Intervention de Jean-Pierre Sueur

Réunion du 24 octobre 2019 à 10h30
Pouvoir de dérogation aux normes attribué aux préfets — Adoption d'une proposition de résolution

Photo de Jean-Pierre SueurJean-Pierre Sueur :

Je le sais, cher Jean-Marie Bockel. M. Lambert a dû vous dire que les conditions de travail n’étaient pas idéales. Bien souvent, les textes sont transmis très tardivement par le Gouvernement, et le CNEN éprouve des difficultés à formuler un avis dans les délais qui lui sont impartis. Il me semble qu’une des pistes serait de lui donner plus de moyens et de latitude pour remplir sa mission, qui est très utile.

Ainsi, dans le domaine sportif, quand l’excellente Fédération française de basket-ball – vous savez que nous n’avons rien contre le basket-ball – impose de changer les tableaux d’affichage faute de quoi le terrain ne serait pas homologué, la décision qu’elle prend entraîne des dépenses publiques dans plusieurs centaines de communes, alors que la question de savoir si c’est absolument nécessaire et si les collectivités territoriales n’ont pas d’autres priorités se pose légitimement. Par conséquent, il est bon que des élus et leurs représentants puissent dire en amont que ce n’est pas la bonne méthode et qu’il faut se centrer sur d’autres sujets.

Venons-en à nos préfets. J’ai une idée, peut-être simpliste – mais je ne crois pas –, de la fonction de préfet. Le rôle du préfet est non pas d’adapter les lois ou les décrets, mais de les appliquer ; si quelqu’un a ce rôle, c’est bien lui. Il représente l’État ; c’est une banalité de le rappeler.
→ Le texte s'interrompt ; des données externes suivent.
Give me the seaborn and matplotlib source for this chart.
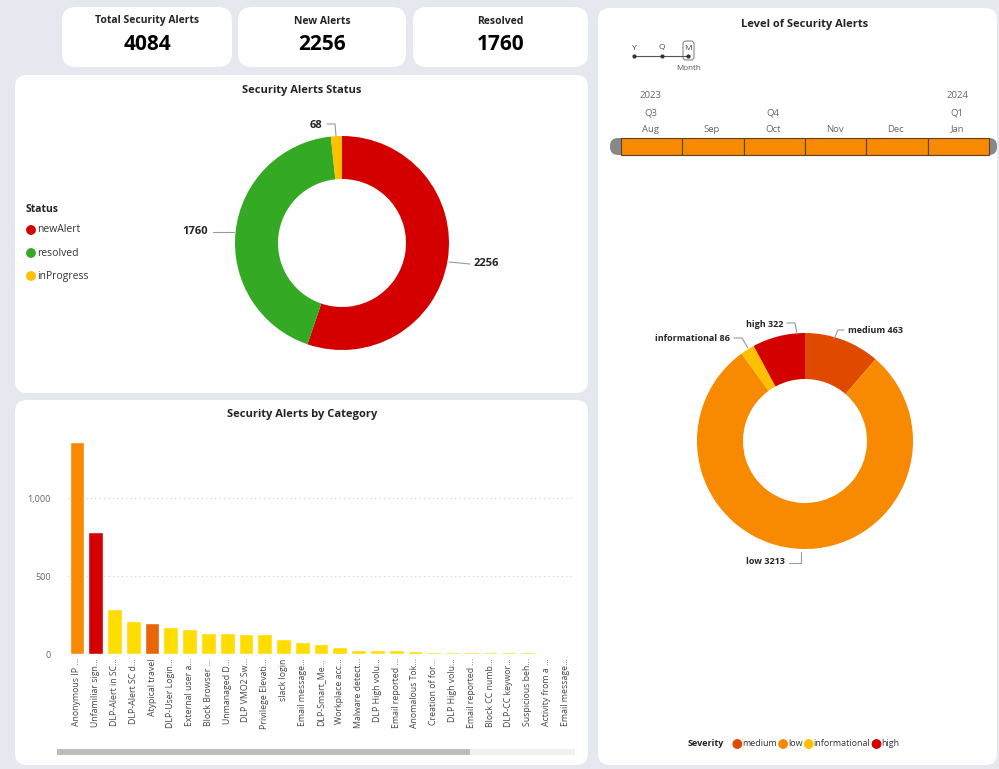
import numpy as np
import pandas as pd
import matplotlib
matplotlib.use("Agg")
import matplotlib.pyplot as plt
from matplotlib.patches import FancyBboxPatch, Rectangle, Circle
import seaborn as sns

sns.set_theme(style="white")
plt.rcParams['font.family'] = ['Open Sans', 'DejaVu Sans']

# ---------------- data ----------------
kpi_titles = ["Total Security Alerts", "New Alerts", "Resolved"]
kpi_values = [4084, 2256, 1760]

status_labels = ["newAlert", "resolved", "inProgress"]
status_values = [2256, 1760, 68]
status_colors = ["#D40000", "#34A924", "#FFC000"]

severity_labels = ["medium", "low", "informational", "high"]
severity_values = [463, 3213, 86, 322]
severity_colors = ["#E04A00", "#F78A00", "#FFC000", "#D40000"]

category_labels = ["Anonymous IP ...", "Unfamiliar sign...", "DLP-Alert in SC...", "DLP-Alert SC d...",
                   "Atypical travel", "DLP-User Login...", "External user a...", "Block Browser ...",
                   "Unmanaged D...", "DLP VMO2 Sw...", "Privilege Elevati...", "slack login",
                   "Email message...", "DLP-Smart_Me...", "Workplace acc...", "Malware detect...",
                   "DLP High volu...", "Email reported ...", "Anomalous Tok...", "Creation of for...",
                   "DLP High volu...", "Email reported ...", "Block CC numb...", "DLP-CC keywor...",
                   "Suspicious beh...", "Activity from a ...", "Email message..."]
category_counts = [1358, 782, 290, 211, 200, 173, 158, 136, 136, 128, 126, 98,
                   75, 62, 47, 28, 23, 23, 19, 13, 12, 12, 11, 10, 10, 9, 9]
category_colors = ["#F78A00", "#D40000", "#FFDD00", "#FFDD00", "#E8650A"] + ["#FFDD00"] * 22
y_ticks = [0, 500, 1000]
y_tick_labels = ["0", "500", "1,000"]

timeline_months = ["Aug", "Sep", "Oct", "Nov", "Dec", "Jan"]
timeline_quarters = ["Q3", "", "Q4", "", "", "Q1"]
timeline_years = ["2023", "", "", "", "", "2024"]

# ---------------- figure ----------------
W, H = 999, 769
fig = plt.figure(figsize=(W / 100, H / 100), dpi=100)
fig.patch.set_facecolor("#E5E8EF")

bg = fig.add_axes([0, 0, 1, 1])
bg.set_xlim(0, W)
bg.set_ylim(H, 0)
bg.axis("off")
bg.set_zorder(0)


def panel(x0, y0, x1, y1, r=12):
    bg.add_patch(FancyBboxPatch((x0, y0), x1 - x0, y1 - y0,
                                boxstyle=f"round,pad=0,rounding_size={r}",
                                fc="white", ec="none"))


def px_axes(x0, y0, x1, y1):
    return fig.add_axes([x0 / W, 1 - y1 / H, (x1 - x0) / W, (y1 - y0) / H])


DARK = "#252423"
GREY = "#666666"

# KPI cards
kpi_boxes = [(62, 7, 232, 67), (238, 7, 406, 67), (413, 7, 588, 67)]
for (x0, y0, x1, y1), t, v in zip(kpi_boxes, kpi_titles, kpi_values):
    panel(x0, y0, x1, y1, r=14)
    cx = (x0 + x1) / 2
    bg.text(cx, 21, t, ha="center", va="center", fontsize=7.5, fontweight="bold", color=DARK)
    bg.text(cx, 45, str(v), ha="center", va="center", fontsize=15, fontweight="bold", color="black")

# main panels
panel(15, 75, 588, 393)
panel(15, 400, 588, 765)
panel(598, 8, 997, 765)

# ---------------- Status donut ----------------
bg.text(302, 90, "Security Alerts Status", ha="center", va="center", fontsize=8,
        fontweight="bold", color=DARK)
bg.text(26, 209, "Status", ha="left", va="center", fontsize=7.5, fontweight="bold", color=DARK)
for i, (lab, col) in enumerate(zip(status_labels, status_colors)):
    yy = 230 + i * 23
    bg.add_patch(Circle((31, yy), 4.2, color=col))
    bg.text(37, yy, lab, ha="left", va="center", fontsize=7.5, color="#333333")

ax1 = px_axes(192, 93, 492, 393)
ax1.pie(status_values, colors=status_colors, startangle=90, counterclock=False,
        radius=1.07, wedgeprops=dict(width=0.43, edgecolor="none"))
ax1.set_xlim(-1.5, 1.5)
ax1.set_ylim(-1.5, 1.5)
ax1.set_aspect("equal")
ax1.axis("off")


def to1(x, y):  # pixel -> ax1 data (center 342,243, 100px/unit)
    return (x - 342) / 100, (243 - y) / 100


lc = "#999999"
for (lx, ly, ha), pts, val in zip(
        [(474, 264, "left"), (208, 231, "right"), (322, 125, "right")],
        [[(449, 262), (470, 264)], [(213, 232), (234, 232)], [(327, 124), (335, 124), (336, 136)]],
        status_values):
    xs, ys = zip(*[to1(*p) for p in pts])
    ax1.plot(xs, ys, color=lc, lw=0.8)
    tx, ty = to1(lx, ly)
    ax1.text(tx, ty, str(val), ha=ha, va="center", fontsize=8, fontweight="bold", color=DARK)

# ---------------- Category bars ----------------
bg.text(302, 414, "Security Alerts by Category", ha="center", va="center", fontsize=8,
        fontweight="bold", color=DARK)
ax2 = px_axes(67.6, 430, 574.5, 654)
df = pd.DataFrame({"pos": list(range(len(category_counts))), "count": category_counts})
sns.barplot(data=df, x="pos", y="count", hue="pos", palette=category_colors, legend=False,
            ax=ax2, width=0.79, saturation=1, dodge=False)
ax2.set_xlim(-0.5, len(category_counts) - 0.5)
ax2.set_ylim(0, 1436)
ax2.set_xticks(range(len(category_labels)))
ax2.set_xticklabels(category_labels, rotation=90, fontsize=6.3, color="#444444")
ax2.set_yticks(y_ticks)
ax2.set_yticklabels(y_tick_labels, fontsize=6.5, color=GREY)
ax2.tick_params(axis="both", length=0, pad=3)
ax2.tick_params(axis="y", pad=12)
ax2.set_xlabel("")
ax2.set_ylabel("")
for s in ax2.spines.values():
    s.set_visible(False)
ax2.set_facecolor("none")
for yv in y_ticks:
    ax2.axhline(yv, color="#CCCCCC", lw=0.8, ls=(0, (1, 3)), zorder=0)
# scrollbar
bg.add_patch(Rectangle((57, 749), 518, 6, fc="#F0F0F0", ec="none"))
bg.add_patch(Rectangle((57, 749), 413, 6, fc="#BDBDBD", ec="none"))

# ---------------- Right panel ----------------
bg.text(805, 25, "Level of Security Alerts", ha="center", va="center", fontsize=8,
        fontweight="bold", color=DARK)
# hierarchy icon
bg.plot([634, 688], [56, 56], color="#555555", lw=0.8)
for xx, l in zip([634, 662, 688], ["Y", "Q", "M"]):
    bg.plot(xx, 56, "o", ms=2, color="#333333")
    bg.text(xx, 48, l, ha="center", va="center", fontsize=6, color="#444444")
bg.add_patch(FancyBboxPatch((683, 41), 11, 19, boxstyle="round,pad=0,rounding_size=3",
                            fc="none", ec="#888888", lw=0.8))
bg.text(689, 69, "Month", ha="center", va="center", fontsize=5.8, color="#555555")

# timeline slider
seg_x0, seg_w = 621, 61.3
bg.add_patch(FancyBboxPatch((610, 138), 387, 17, boxstyle="round,pad=0,rounding_size=8",
                            fc="#888888", ec="none"))
for i, (m, q, yv) in enumerate(zip(timeline_months, timeline_quarters, timeline_years)):
    x = seg_x0 + i * seg_w
    bg.add_patch(Rectangle((x, 138), seg_w, 17, fc="#F78A00", ec="#5A4030", lw=0.8))
    cx = x + seg_w / 2 - 1
    bg.text(cx, 129, m, ha="center", va="center", fontsize=6.8, color=GREY)
    if q:
        bg.text(cx, 113, q, ha="center", va="center", fontsize=6.8, color=GREY)
    if yv:
        bg.text(cx, 96, yv, ha="center", va="center", fontsize=6.8, color=GREY)

# severity donut
ax3 = px_axes(655, 291, 955, 591)
ax3.pie(severity_values, colors=severity_colors, startangle=90, counterclock=False,
        radius=1.08, wedgeprops=dict(width=0.46, edgecolor="none"))
ax3.set_xlim(-1.5, 1.5)
ax3.set_ylim(-1.5, 1.5)
ax3.set_aspect("equal")
ax3.axis("off")


def to3(x, y):
    return (x - 805) / 100, (441 - y) / 100


sev_label_pos = [(848, 330, "left"), (785, 562, "right"), (730, 338, "right"), (783, 324, "right")]
sev_lines = [[(844, 330), (838, 330), (834, 339)],
             [(789, 563), (801, 563), (801, 552)],
             [(734, 338), (742, 338), (748, 348)],
             [(787, 323), (795, 323), (797, 334)]]
for (lx, ly, ha), pts, lab, val in zip(sev_label_pos, sev_lines, severity_labels, severity_values):
    xs, ys = zip(*[to3(*p) for p in pts])
    ax3.plot(xs, ys, color=lc, lw=0.8)
    tx, ty = to3(lx, ly)
    ax3.text(tx, ty, f"{lab} {val}", ha=ha, va="center", fontsize=6.5, fontweight="bold",
             color=DARK)

# severity legend (measured spacing)
renderer = fig.canvas.get_renderer()
t0 = bg.text(688, 744, "Severity", ha="left", va="center", fontsize=6.5, fontweight="bold",
             color=DARK)
ext = t0.get_window_extent(renderer)
lx = ext.x1 + 9
for lab, col in zip(severity_labels, severity_colors):
    bg.add_patch(Circle((lx + 4, 744), 4.2, color=col))
    t = bg.text(lx + 9, 744, lab, ha="left", va="center", fontsize=6.5, color="#333333")
    e = t.get_window_extent(renderer)
    lx = e.x1 + 2

fig.savefig("out.png", dpi=100, facecolor=fig.get_facecolor())
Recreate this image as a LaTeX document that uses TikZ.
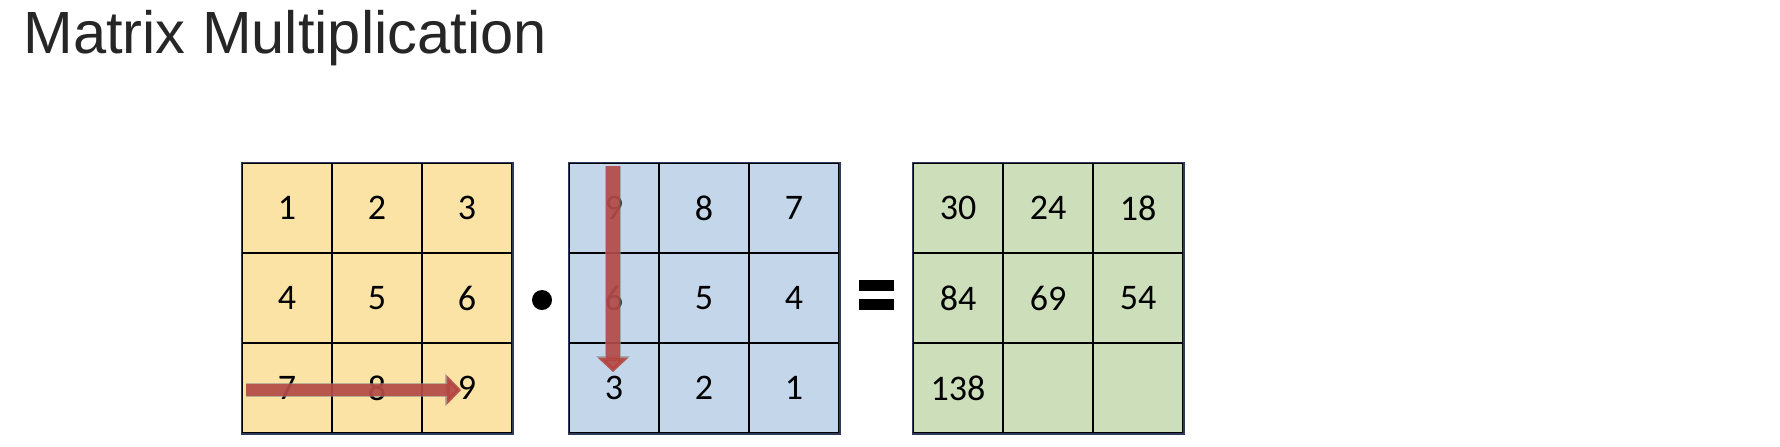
\documentclass[tikz,border=0pt]{standalone}
\usepackage{fontspec}
\setmainfont{Carlito}
\newfontfamily\headfont{Liberation Sans}
\usepackage{tikz}
\usetikzlibrary{arrows.meta}

\definecolor{cellyellow}{HTML}{FAE3A4}
\definecolor{cellblue}{HTML}{C3D6EA}
\definecolor{cellgreen}{HTML}{CCDFBA}
\definecolor{framenavy}{HTML}{2F3B5C}
\definecolor{arrowred}{HTML}{B8433F}
\definecolor{arrowgray}{HTML}{8C8C8C}
\definecolor{titlegray}{HTML}{262626}

\tikzset{cell/.style={rectangle, draw=black, line width=0.75pt, minimum size=45pt, inner sep=0pt, font=\fontsize{18}{22}\selectfont}}

\begin{document}
\begin{tikzpicture}[x=0.5pt,y=-0.5pt]
	\useasboundingbox (0,0) rectangle (1780,446);
	\node[anchor=base west, inner sep=0pt, text=titlegray, font=\headfont\fontsize{29.8}{36}\selectfont] (title) at (23,53) {Matrix Multiplication};

	% left matrix
	\begin{scope}[every node/.style={cell, fill=cellyellow}]
		\node (a1) at (287,208) {1};
		\node (a2) at (377,208) {2};
		\node (a3) at (467,208) {3};
		\node (a4) at (287,298) {4};
		\node (a5) at (377,298) {5};
		\node (a6) at (467,298) {6};
		\node (a7) at (287,388) {7};
		\node (a8) at (377,388) {8};
		\node (a9) at (467,388) {9};
	\end{scope}

	% right matrix
	\begin{scope}[every node/.style={cell, fill=cellblue}]
		\node (b1) at (614,208) {9};
		\node (b2) at (704,208) {8};
		\node (b3) at (794,208) {7};
		\node (b4) at (614,298) {6};
		\node (b5) at (704,298) {5};
		\node (b6) at (794,298) {4};
		\node (b7) at (614,388) {3};
		\node (b8) at (704,388) {2};
		\node (b9) at (794,388) {1};
	\end{scope}

	% result
	\begin{scope}[every node/.style={cell, fill=cellgreen}]
		\node (c1) at (958,208) {30};
		\node (c2) at (1048,208) {24};
		\node (c3) at (1138,208) {18};
		\node (c4) at (958,298) {84};
		\node (c5) at (1048,298) {69};
		\node (c6) at (1138,298) {54};
		\node (c7) at (958,388) {138};
		\node (c8) at (1048,388) {};
		\node (c9) at (1138,388) {};
	\end{scope}

	\draw[framenavy, line width=0.75pt] (a1.north west) rectangle (a9.south east);
	\draw[framenavy, line width=0.75pt] (b1.north west) rectangle (b9.south east);
	\draw[framenavy, line width=0.75pt] (c1.north west) rectangle (c9.south east);

	\begin{scope}[every node/.style={fill=black, inner sep=0pt}]
		\node[circle, minimum size=10pt] (dot) at (542,300) {};
		\node[minimum width=17.5pt, minimum height=5.3pt] (eqtop) at (876.5,285.5) {};
		\node[minimum width=17.5pt, minimum height=5.3pt] (eqbot) at (876.5,304.5) {};
	\end{scope}

	\coordinate (rowstart) at (246,390);
	\coordinate (rowend) at (461,390);
	\coordinate (colstart) at (613,166);
	\coordinate (colend) at (613,372);

	% gray rim, then the red body
	\begin{scope}[every edge/.style={draw=arrowgray, opacity=0.6}]
		\path (rowstart) edge[line width=7.4pt, -{Triangle[width=16pt,length=8pt]}] (rowend);
		\path (colstart) edge[line width=8pt, -{Triangle[width=16.5pt,length=8pt]}] (colend);
	\end{scope}
	\begin{scope}[every edge/.style={draw=arrowred, opacity=0.82}]
		\path (rowstart) edge[line width=6.4pt, -{Triangle[width=14.4pt,length=7.2pt]}] (rowend);
		\path (colstart) edge[line width=7pt, -{Triangle[width=15pt,length=7.2pt]}] (colend);
	\end{scope}
\end{tikzpicture}
\end{document}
Que figurent dans la loi et dans d’autres textes des possibilités d’adaptation, très bien !

Permettez-moi de citer deux anciens Premiers ministres. En 2013, Jean-Marc Ayrault demandait aux préfets de veiller à ce que leurs services « utilisent toutes les marges de manœuvre autorisées par les textes » ; cela me semble très clair. En 2016, Manuel Valls s’adressait aux préfets en ces termes : « Il vous appartient d’utiliser toutes les marges de manœuvre, dans le respect des textes législatifs et réglementaires en vigueur » ; cela me paraît de bon sens.

Mon groupe pense donc qu’il faut faire preuve de prudence. Le préfet du Haut-Rhin, que M. le président de la délégation aux collectivités territoriales et à la décentralisation cite à juste titre dans son rapport, déclarait, à propos du décret de décembre 2017 : « Ce décret a soulevé un important paradoxe. Lors de sa parution, il a en effet suscité une grande inquiétude ». Il poursuivait en évoquant « la possibilité d’une incertitude juridique puisqu’une décision prise sur dérogation s’avère plus fragile juridiquement, ainsi qu’[un] risque de donner l’impression d’un État arbitraire prenant des décisions différentes en fonction des demandeurs et des collectivités territoriales concernées. » C’est ce que dit un préfet de la République !

Je fais également observer que M. le préfet de Vendée a utilisé cette possibilité d’expérimentation des dérogations dans une décision en faveur d’un parc éolien en évitant la réalisation d’une étude d’impact et d’une enquête publique. J’ignore ce que dirait une juridiction administrative si elle était saisie d’un tel sujet.

Nous sommes donc partisans d’une certaine prudence. Certes, c’est effectivement une bonne idée d’adapter les normes, d’expérimenter, de trouver la souplesse nécessaire et de s’adapter au terrain. Mais il faut que ce soit prévu par la loi et les autres textes et que le préfet fasse ce qu’il a à faire, c’est-à-dire représenter l’État, appliquer la loi et les instructions des ministres.

Nous voterons contre la présente proposition de résolution, parce que nous sommes attachés à la distinction des rôles et à la séparation des pouvoirs. La décentralisation n’est pas la négation de l’État ; elle est seulement la négation d’un État omnipotent qui voulait faire trop de choses au risque de ne pas bien les faire.